Longest Common Substring (using Intuition for Longest Common Subsequence)

Question

I've been trying to learn Dynamic Programming. And I have come across two seemingly similar problems "Longest Common Subsequence" and "Longest Common Substring"

So we assume we have 2 strings str1 and str2.

• For Longest Common Subsequence, we create the dp table as such:

if str1[i] != str2[j]:
    dp[i][j] = max(dp[i-1][j], sp[i][j-1])
else:
    dp[i][j] = 1 + dp[i-1][j-1]

Following the same intuition, for "Longest Common Substring" can we do the following:

if str1[i] != str2[j]:
    dp[i][j] = max(dp[i-1][j], sp[i][j-1])
else:
    if str1[i-1] == str2[j-1]:
        dp[i][j] = 1 + dp[i-1][j-1]
    else:
        dp[i][j] = 1 + dp[i-1][j-1]

The check if str1[i-1] == str2[j-1] confirms that we are checking for substrings and not subsequence

Answer 1

I didn't understand what you are asking, but I'll try to give a good explanation for the Longest Common Substring.
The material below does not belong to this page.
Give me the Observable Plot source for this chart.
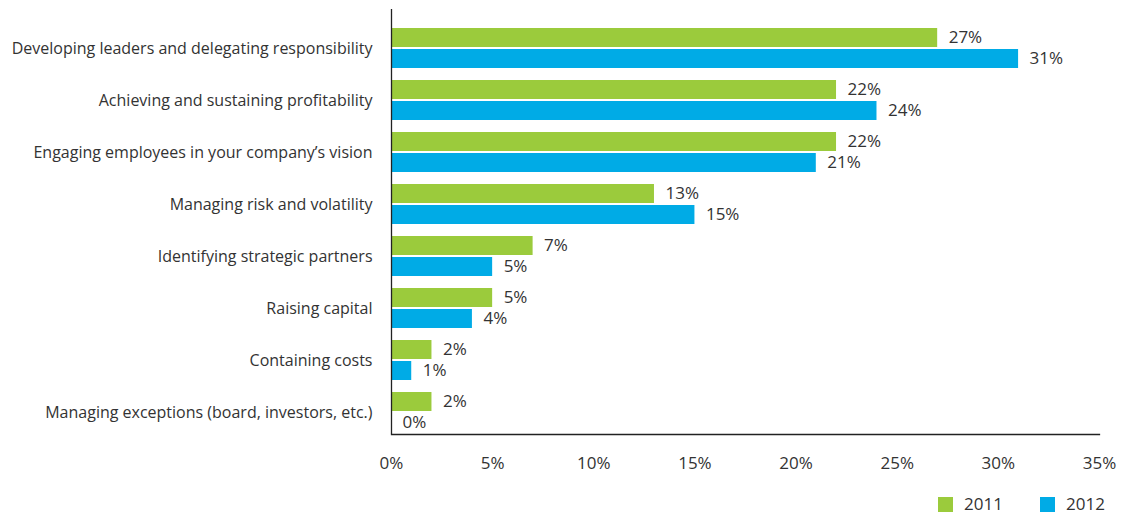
<!DOCTYPE html>
<html>
<head>
<meta charset="utf-8">
<script src="https://cdn.jsdelivr.net/npm/d3@7"></script>
<script src="https://cdn.jsdelivr.net/npm/@observablehq/plot@0.6"></script>
<style>
  body { margin: 0; background: #fff; font-family: "Open Sans", sans-serif; }
  #chart { position: relative; width: 1129px; }
  #legend { position: relative; width: 1129px; height: 36px; font-family: "Open Sans", sans-serif; font-size: 17px; color: #333; }
  .sw { position: absolute; width: 15px; height: 15px; top: 17px; }
  .lt { position: absolute; top: 12px; line-height: 24px; }
</style>
</head>
<body>
<div id="chart"></div>
<div id="legend"></div>
<script>
const categories = [
  "Developing leaders and delegating responsibility",
  "Achieving and sustaining profitability",
  "Engaging employees in your company’s vision",
  "Managing risk and volatility",
  "Identifying strategic partners",
  "Raising capital",
  "Containing costs",
  "Managing exceptions (board, investors, etc.)"
];
const values2011 = [27, 22, 22, 13, 7, 5, 2, 2];
const values2012 = [31, 24, 21, 15, 5, 4, 1, 0];
const xTicks = [0, 5, 10, 15, 20, 25, 30, 35];
const seriesNames = ["2011", "2012"];
const seriesColors = ["#9bcb3c", "#00abe6"];

const rows2011 = categories.map((c, i) => ({category: c, value: values2011[i]}));
const rows2012 = categories.map((c, i) => ({category: c, value: values2012[i]}));

const plot = Plot.plot({
  width: 1129,
  height: 480,
  marginLeft: 391,
  marginRight: 30,
  marginTop: 9,
  marginBottom: 46,
  style: {fontFamily: "Open Sans, sans-serif", fontSize: "16px", color: "#333"},
  x: {domain: [0, 35], axis: null},
  y: {domain: categories, paddingInner: 0.2308, paddingOuter: 0.2, align: 0.905, axis: null},
  marks: [
    Plot.barX(rows2011, {x: "value", y: "category", fill: seriesColors[0], insetBottom: 21}),
    Plot.barX(rows2012, {x: "value", y: "category", fill: seriesColors[1], insetTop: 21}),
    Plot.text(rows2011, {x: "value", y: "category", text: d => d.value + "%", dx: 11, dy: -10.5, textAnchor: "start", fill: "#333", fontSize: 17}),
    Plot.text(rows2012, {x: "value", y: "category", text: d => d.value + "%", dx: 11, dy: 10.5, textAnchor: "start", fill: "#333", fontSize: 17}),
    Plot.axisY({tickSize: 0, tickPadding: 19, fontSize: 16, color: "#333", label: null}),
    Plot.axisX({ticks: xTicks, tickFormat: d => d + "%", tickSize: 0, tickPadding: 22, fontSize: 17, color: "#333", label: null}),
    Plot.ruleX([0], {stroke: "#222", strokeWidth: 1.3}),
    Plot.frame({anchor: "bottom", stroke: "#222", strokeWidth: 1.3})
  ]
});
document.getElementById("chart").appendChild(plot);

const legend = document.getElementById("legend");
const swX = [938, 1040];
const txX = [964, 1066];
seriesNames.forEach((name, i) => {
  const s = document.createElement("div");
  s.className = "sw";
  s.style.left = swX[i] + "px";
  s.style.background = seriesColors[i];
  legend.appendChild(s);
  const t = document.createElement("div");
  t.className = "lt";
  t.style.left = txX[i] + "px";
  t.textContent = name;
  legend.appendChild(t);
});
</script>
</body>
</html>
Let DP[x][y] be the maximum common substring, considering str1[0..x] and str2[0..y].

Consider that we are computing DP[a][b], we always have the possibility of not using this character = max( DP[a][b - 1], DP[a - 1][b] ) and if str1[a] == str2[b] we can also take the answer of DP[a - 1][b - 1] + 1 ( this +1 exist because we have found a new matching character )

// This does not depend on s[i] == s[j]
dp[i][j] = max( dp[i][j - 1], dp[i - 1][j] )

if str1[i] == str2[j]:
    dp[i][j] = max( dp[i][j], dp[i - 1][j - 1] + 1 )